By Mashitah Hamidi
Malaysia’s long-standing role as a host country for refugees, particularly Rohingya refugees, reflects both humanitarian concern and regional responsibility. However, the increasing complexity of displacement in Southeast Asia requires Malaysia to move beyond ad hoc responses and establish a more comprehensive legal, institutional, and diplomatic framework before accepting further refugee arrivals on a significant scale.
A temporary halt or strict limitation on new refugee intake should not be understood as a rejection of humanitarian responsibility. Rather, it should be framed as a necessary governance measure to ensure that Malaysia can manage refugee protection in a way that is orderly, sustainable, and publicly legitimate. Without a clear national refugee policy, Malaysia risks placing additional pressure on already stretched systems involving immigration enforcement, labour regulation, public services, local communities, and security agencies.
At present, Malaysia faces several structural constraints. The country is not a party to the 1951 Refugee Convention, and refugees remain without a fully codified legal status under domestic law. This creates uncertainty for government agencies, refugees, employers, civil society organisations, and host communities. In practice, many refugees live in a legal grey area: they may be tolerated on humanitarian grounds, but they remain vulnerable to arrest, exploitation, informal employment, limited access to services, and social resentment.
Refining legislation and administrative rules
For this reason, Malaysia should first consolidate a strong national policy architecture. This should include clear legislation or administrative rules defining refugee status, registration procedures, rights and limitations, access to work, responsibilities of employers, data protection safeguards, coordination between federal and state agencies, and mechanisms for monitoring and enforcement. A comprehensive framework would allow the government to distinguish clearly between refugees, asylum seekers, irregular migrants, victims of trafficking, and other categories of non-citizens. This distinction is essential for both humanitarian protection and national security.

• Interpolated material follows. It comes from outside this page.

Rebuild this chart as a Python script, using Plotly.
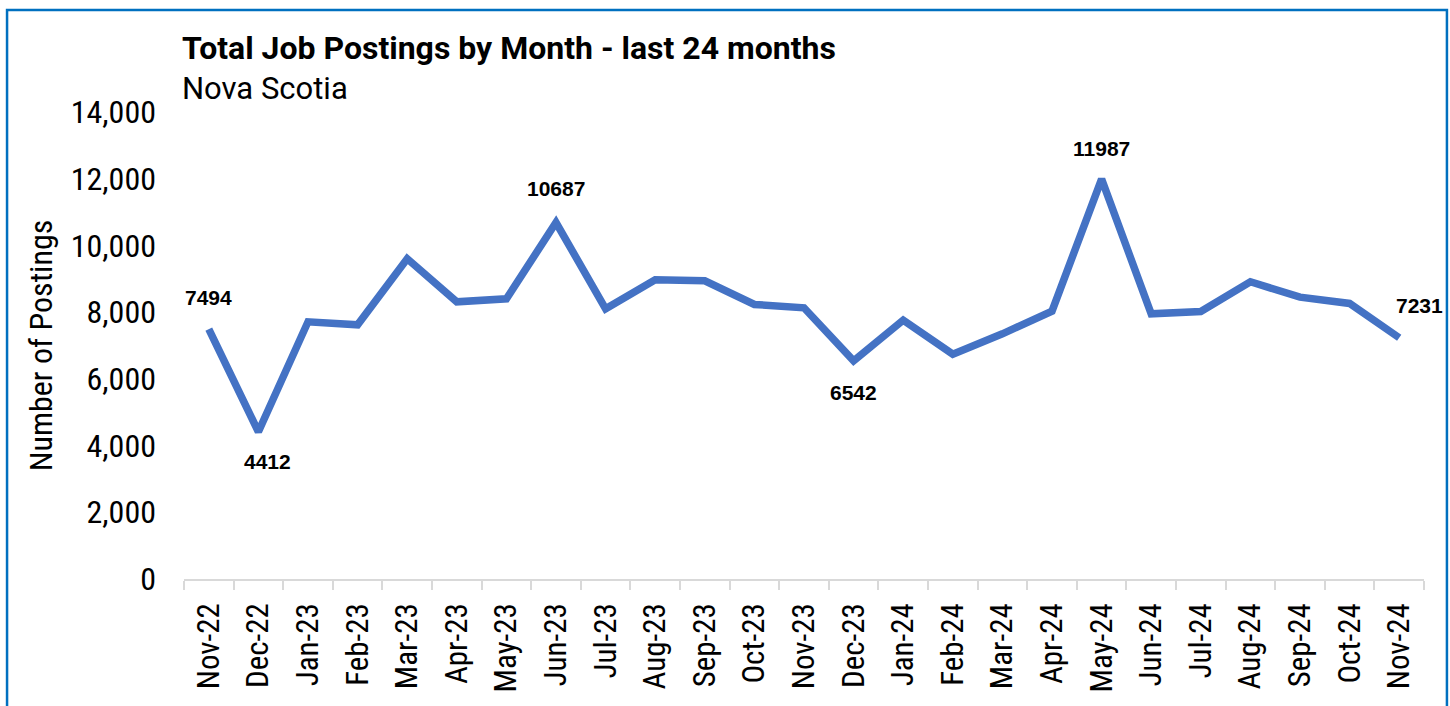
import plotly.graph_objects as go

months = ["Nov-22", "Dec-22", "Jan-23", "Feb-23", "Mar-23", "Apr-23", "May-23", "Jun-23",
          "Jul-23", "Aug-23", "Sep-23", "Oct-23", "Nov-23", "Dec-23", "Jan-24", "Feb-24",
          "Mar-24", "Apr-24", "May-24", "Jun-24", "Jul-24", "Aug-24", "Sep-24", "Oct-24", "Nov-24"]
postings = [7494, 4412, 7710, 7620, 9600, 8310, 8400, 10687,
            8100, 8970, 8940, 8230, 8130, 6542, 7760, 6740,
            7350, 8030, 11987, 7950, 8020, 8910, 8450, 8260, 7231]
y_ticks = [0, 2000, 4000, 6000, 8000, 10000, 12000, 14000]

# labelled points: index -> (vertical shift, horizontal shift)
label_pos = {0: (32, 0), 1: (-30, 9), 7: (34, 0), 13: (-32, 0), 18: (31, 0), 24: (32, 20)}

cond = "Roboto Condensed, Liberation Sans Narrow, DejaVu Sans Condensed, Roboto, sans-serif"

fig = go.Figure()
fig.add_trace(go.Scatter(
    x=months, y=postings, mode="lines",
    line=dict(color="#4472C4", width=7.5, shape="linear"),
    hoverinfo="x+y", showlegend=False,
))

for i, (ys, xs) in label_pos.items():
    fig.add_annotation(
        x=months[i], y=postings[i], text=f"<b>{postings[i]}</b>",
        showarrow=False, yshift=ys, xshift=xs,
        font=dict(family="Liberation Sans, Arial, sans-serif", size=21, color="#000000"),
    )

fig.add_annotation(
    xref="paper", yref="paper", x=-0.0032, y=1.137, xanchor="left", yanchor="middle",
    text="<b>Total Job Postings by Month - last 24 months</b>", showarrow=False,
    font=dict(family="Roboto, sans-serif", size=32, color="#000000"),
)
fig.add_annotation(
    xref="paper", yref="paper", x=-0.0032, y=1.051, xanchor="left", yanchor="middle",
    text="Nova Scotia", showarrow=False,
    font=dict(family="Roboto, sans-serif", size=31, color="#000000"),
)

fig.add_shape(
    type="rect", xref="paper", yref="paper",
    x0=-0.1427, x1=1.0185, y0=-0.35, y1=1.2184, line=dict(color="#0070C0", width=2.5),
    fillcolor="rgba(0,0,0,0)", layer="above",
)

fig.update_layout(
    width=1450, height=706,
    margin=dict(l=184, r=26, t=112, b=127),
    paper_bgcolor="white", plot_bgcolor="white",
    font=dict(family=cond, color="#000000"),
    xaxis=dict(
        type="category", range=[-0.5, 24.5], tickangle=-90,
        showline=True, linecolor="#D9D9D9", linewidth=1.5,
        ticks="outside", tickson="boundaries", ticklen=9, tickcolor="#D9D9D9", tickwidth=1.5,
        tickfont=dict(size=31, family=cond), ticklabelstandoff=10,
        showgrid=False, zeroline=False,
    ),
    yaxis=dict(
        range=[0, 14000], tickvals=y_ticks, tickformat=",d",
        tickfont=dict(size=32, family=cond), ticklabelstandoff=27,
        showgrid=False, zeroline=False, showline=False,
        title=dict(text="Number of Postings", font=dict(size=32, family=cond), standoff=8),
    ),
)

fig.write_html(
    "out.html",
    config={"displayModeBar": False},
    post_script="document.body.style.margin='0';document.body.style.overflow='hidden';",
)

Such a framework is also necessary to reduce public tension. Public concern over refugees often emerges when communities perceive that the situation is unmanaged, opaque, or unfair. Malaysians may worry about job competition, pressure on local services, crime, settlement permanence, or unequal treatment between citizens and non-citizens. These concerns should not be dismissed. They should be addressed through transparent policy design, regular public communication, credible data, and clear limits on what refugee protection does and does not provide. A structured policy framework can reassure the public that refugee management is under state control and aligned with national interests.
The recent DPP initiative may be seen as an important step toward more systematic refugee documentation and governance. However, documentation alone is not sufficient. It must be embedded within a broader institutional framework that connects registration with protection, labour-market regulation, service access, security screening, and durable solutions. Without these elements, documentation risks becoming a technical exercise rather than a meaningful policy solution.
Strategic diplomacy on resettlement opportunities
Malaysia also needs to adopt a more proactive diplomatic posture on resettlement. For too long, refugee resettlement has depended heavily on third-party facilitation, particularly through UNHCR. While UNHCR remains an important humanitarian partner, Malaysia should not rely primarily on external agencies to negotiate outcomes that directly affect its national capacity and social stability. The government should engage more directly with leaders of developed countries, including resettlement states in North America, Europe, East Asia, and Oceania, to secure clearer responsibility-sharing commitments.
This diplomatic approach should be strategic and high-level. Malaysia should press for predictable annual resettlement quotas, faster processing of vulnerable cases, support for education and skills pathways, and financial contributions to refugee-hosting infrastructure. It should also seek bilateral and multilateral agreements that recognise Malaysia’s role as a major host country and ensure that responsibility is shared more equitably. Refugee protection cannot be sustainable if countries of first asylum carry the burden while wealthier states provide only limited resettlement opportunities.
A temporary pause on new intake would therefore provide Malaysia with the policy space needed to negotiate from a stronger position. It would allow the government to review existing numbers, strengthen registration, identify priority protection cases, regulate work access, improve inter-agency coordination, and develop a coherent diplomatic strategy. This would make Malaysia’s refugee policy more credible domestically and more effective internationally.
The key principle is balance. Malaysia should continue to uphold humanitarian values and avoid actions that place refugees at risk of harm. At the same time, it has a legitimate responsibility to protect social cohesion, public confidence, labour-market integrity, and national security. A pause, if carefully framed and implemented, can be part of a responsible transition from informal tolerance to structured governance.
In the longer term, Malaysia’s goal should not be simply to receive or reject refugees. It should be to manage refugee presence through law, institutions, diplomacy, and regional cooperation. A comprehensive policy framework, combined with proactive engagement with developed countries on resettlement, would allow Malaysia to protect refugees more effectively while also safeguarding national interests. This is the most practical path toward a refugee-management system that is humane, orderly, and sustainable.